On Twitter, Trump rushed to the defense of Mike
Pence, after "Hamilton" actor Brandon Victor Dixon challenged the
incoming vice president from the Broadway stage after the show Friday
night.
"Apologize!" Trump tweeted to the actor. "Our
wonderful future V.P. Mike Pence was harassed last night at the theater
by the cast of Hamilton, cameras blazing. This should not happen!"
Dixon tweeted back: "Conversation is not harassment sir. And I appreciate (at) Mike -- Pence for stopping to listen."
Trump also bragged on Twitter about agreeing to
settle a trio of lawsuits against Trump University, claiming: "The ONLY
bad thing about winning the presidency is that I did not have the time
to go through a long but winning trial on Trump U. Too bad!"
On Friday, it was announced that Trump had agreed to a
$25 million settlement to resolve three lawsuits over Trump University,
his former school for real estate investors.
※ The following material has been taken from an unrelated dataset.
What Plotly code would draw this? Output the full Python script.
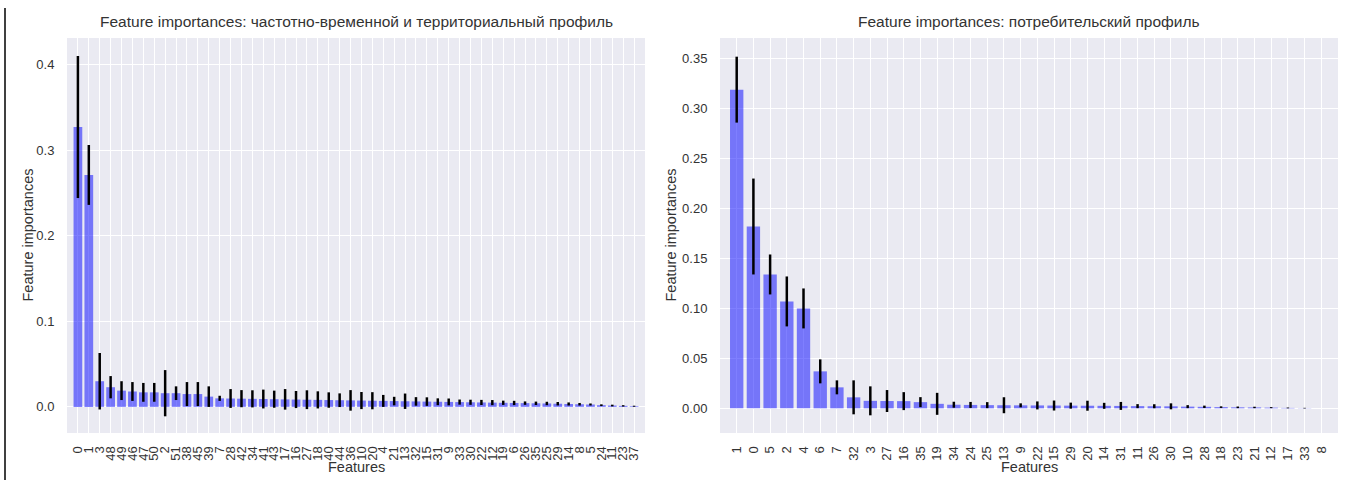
import plotly.graph_objects as go

# ---- data: left chart (частотно-временной и территориальный профиль) ----
left_features = ["0", "1", "3", "48", "49", "46", "47", "50", "2", "51",
                 "38", "45", "39", "7", "28", "42", "34", "41", "43", "17",
                 "16", "27", "18", "40", "44", "36", "10", "20", "4", "21",
                 "13", "32", "15", "31", "9", "33", "30", "22", "12", "19",
                 "6", "26", "35", "25", "29", "14", "8", "5", "24", "11",
                 "23", "37"]
left_importance = [0.327, 0.271, 0.030, 0.023, 0.019, 0.018, 0.017, 0.017, 0.016, 0.016,
                   0.015, 0.015, 0.012, 0.010, 0.0098, 0.0096, 0.0094, 0.0092, 0.0090, 0.0088,
                   0.0086, 0.0084, 0.0082, 0.0080, 0.0078, 0.0076, 0.0074, 0.0072, 0.0070, 0.0068,
                   0.0066, 0.0064, 0.0062, 0.0060, 0.0058, 0.0056, 0.0054, 0.0052, 0.0050, 0.0048,
                   0.0046, 0.0044, 0.0042, 0.0040, 0.0037, 0.0034, 0.0031, 0.0028, 0.0020, 0.0016,
                   0.0012, 0.0008]
left_std = [0.083, 0.035, 0.033, 0.013, 0.011, 0.011, 0.011, 0.011, 0.027, 0.008,
            0.014, 0.014, 0.012, 0.003, 0.011, 0.010, 0.010, 0.011, 0.010, 0.012,
            0.010, 0.011, 0.010, 0.009, 0.008, 0.012, 0.010, 0.010, 0.007, 0.005,
            0.009, 0.005, 0.005, 0.004, 0.004, 0.003, 0.003, 0.003, 0.003, 0.0025,
            0.0025, 0.002, 0.002, 0.002, 0.002, 0.0018, 0.0015, 0.0012, 0.001, 0.001,
            0.0008, 0.0006]

# ---- data: right chart (потребительский профиль) ----
right_features = ["1", "0", "5", "2", "4", "6", "7", "32", "3", "27",
                  "16", "35", "19", "34", "24", "25", "13", "9", "22", "15",
                  "29", "20", "14", "31", "11", "26", "30", "10", "28", "18",
                  "23", "21", "12", "17", "33", "8"]
right_importance = [0.319, 0.182, 0.134, 0.107, 0.100, 0.037, 0.021, 0.011, 0.0075, 0.0073,
                    0.0072, 0.0062, 0.0045, 0.0036, 0.0034, 0.0032, 0.0031, 0.0030, 0.0029, 0.0028,
                    0.0027, 0.0026, 0.0025, 0.0024, 0.0022, 0.0021, 0.0020, 0.0017, 0.0015, 0.0012,
                    0.0010, 0.0009, 0.0007, 0.0004, 0.0002, 0.0]
right_std = [0.033, 0.048, 0.020, 0.025, 0.020, 0.012, 0.007, 0.017, 0.0145, 0.011,
             0.009, 0.005, 0.011, 0.003, 0.003, 0.003, 0.008, 0.002, 0.004, 0.005,
             0.003, 0.005, 0.003, 0.004, 0.002, 0.002, 0.003, 0.0015, 0.0012, 0.0008,
             0.0008, 0.0007, 0.0005, 0.0004, 0.0003, 0.0]

left_yticks = [0.0, 0.1, 0.2, 0.3, 0.4]
left_yticktext = ["0.0", "0.1", "0.2", "0.3", "0.4"]
right_yticks = [0.0, 0.05, 0.10, 0.15, 0.20, 0.25, 0.30, 0.35]
right_yticktext = ["0.00", "0.05", "0.10", "0.15", "0.20", "0.25", "0.30", "0.35"]

left_title = "Feature importances: частотно-временной и территориальный профиль"
right_title = "Feature importances: потребительский профиль"
x_label = "Features"
y_label = "Feature importances"

W, H = 1347, 480
FONT = "Liberation Sans, Arial, sans-serif"
TXT = "#333333"
BG = "#EAEAF2"
BAR = "rgba(0,0,255,0.5)"
TICK_SIZE = 13
LABEL_SIZE = 14.5
TITLE_SIZE = 15.5


def px_x(p):
    return p / W


def px_y(p):
    return 1 - p / H


fig = go.Figure()

fig.add_trace(go.Bar(
    x=left_features, y=left_importance, width=0.8,
    marker=dict(color=BAR, line=dict(width=0)),
    error_y=dict(type="data", array=left_std, color="black", thickness=2.5, width=0),
    xaxis="x", yaxis="y", showlegend=False,
))
fig.add_trace(go.Bar(
    x=right_features, y=right_importance, width=0.8,
    marker=dict(color=BAR, line=dict(width=0)),
    error_y=dict(type="data", array=right_std, color="black", thickness=2.5, width=0),
    xaxis="x2", yaxis="y2", showlegend=False,
))

common_x = dict(type="category", showgrid=True, gridcolor="white", gridwidth=1,
                tickangle=-90, tickfont=dict(size=TICK_SIZE, color=TXT, family=FONT),
                ticks="outside", ticklen=7, tickcolor="rgba(0,0,0,0)",
                zeroline=False, showline=False, automargin=False, tickmode="array")
common_y = dict(showgrid=True, gridcolor="white", gridwidth=1.2, zeroline=False,
                showline=False, ticks="outside", ticklen=9, tickcolor="rgba(0,0,0,0)",
                tickfont=dict(size=TICK_SIZE, color=TXT, family=FONT), automargin=False,
                tickmode="array")

l_left, l_right = 67, 645
r_left, r_right = 720, 1338
top, bottom = 38, 433

fig.update_layout(
    width=W, height=H,
    margin=dict(l=0, r=0, t=0, b=0),
    paper_bgcolor="white",
    plot_bgcolor=BG,
    font=dict(family=FONT, color=TXT),
    xaxis=dict(common_x, domain=[px_x(l_left), px_x(l_right)], range=[-1, len(left_features)],
               anchor="y", categoryorder="array", categoryarray=left_features,
               tickvals=left_features, ticktext=left_features),
    yaxis=dict(common_y, domain=[px_y(bottom), px_y(top)], range=[-0.0305, 0.431],
               tickvals=left_yticks, ticktext=left_yticktext, anchor="x"),
    xaxis2=dict(common_x, domain=[px_x(r_left), px_x(r_right)], range=[-1, len(right_features)],
                anchor="y2", categoryorder="array", categoryarray=right_features,
                tickvals=right_features, ticktext=right_features),
    yaxis2=dict(common_y, domain=[px_y(bottom), px_y(top)], range=[-0.0247, 0.3707],
                tickvals=right_yticks, ticktext=right_yticktext, anchor="x2"),
    annotations=[
        dict(text=left_title, x=px_x((l_left + l_right) / 2), y=px_y(22),
             xref="paper", yref="paper", xanchor="center", yanchor="middle", showarrow=False,
             font=dict(size=TITLE_SIZE, color=TXT, family=FONT)),
        dict(text=right_title, x=px_x((r_left + r_right) / 2), y=px_y(22),
             xref="paper", yref="paper", xanchor="center", yanchor="middle", showarrow=False,
             font=dict(size=TITLE_SIZE, color=TXT, family=FONT)),
        dict(text=x_label, x=px_x((l_left + l_right) / 2), y=px_y(467),
             xref="paper", yref="paper", xanchor="center", yanchor="middle", showarrow=False,
             font=dict(size=LABEL_SIZE, color=TXT, family=FONT)),
        dict(text=x_label, x=px_x((r_left + r_right) / 2), y=px_y(467),
             xref="paper", yref="paper", xanchor="center", yanchor="middle", showarrow=False,
             font=dict(size=LABEL_SIZE, color=TXT, family=FONT)),
        dict(text=y_label, x=px_x(27), y=px_y((top + bottom) / 2), textangle=-90,
             xref="paper", yref="paper", xanchor="center", yanchor="middle", showarrow=False,
             font=dict(size=LABEL_SIZE, color=TXT, family=FONT)),
        dict(text=y_label, x=px_x(670), y=px_y((top + bottom) / 2), textangle=-90,
             xref="paper", yref="paper", xanchor="center", yanchor="middle", showarrow=False,
             font=dict(size=LABEL_SIZE, color=TXT, family=FONT)),
    ],
    shapes=[dict(type="line", xref="paper", yref="paper", x0=px_x(5), x1=px_x(5),
                 y0=px_y(480), y1=px_y(8), line=dict(color="black", width=1.5))],
)

fig.write_html("out.html",
               config={"displayModeBar": False},
               post_script="document.body.style.margin='0';document.body.style.overflow='hidden';")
The lawsuits alleged the
school misled students and failed to deliver on its promises in programs
that cost up to $35,000.
Trump has denied the allegations and had said
repeatedly he would not settle. New York Attorney General Eric
Schneiderman, who announced the settlement, called it "a stunning
reversal by Donald Trump and a major victory for the over 6,000 victims
of his fraudulent university."
Trump tweeted to his 15 million followers Saturday that he settled only so that he could better focus on leading the U.S.
Trump is still weighing a range of candidates for leading national security posts.
Other contenders for secretary of state are said to
be Giuliani, former U.N. Ambassador John Bolton, Tennessee Sen. Bob
Corker and South Carolina Gov. Nikki Haley, who met with Trump on
Thursday.
Also on Friday, Trump picked Alabama Sen. Jeff
Sessions for attorney general and Kansas Rep. Mike Pompeo to head the
CIA, signaling a sharp rightward shift in U.S. security policy as he
begins to form his Cabinet.
Trump also named retired Lt. Gen Michael Flynn as his
national security adviser. A former military intelligence chief, Flynn
has accused the Obama administration of being too soft on terrorism and
has cast Islam as a "political ideology" and driver of extremism.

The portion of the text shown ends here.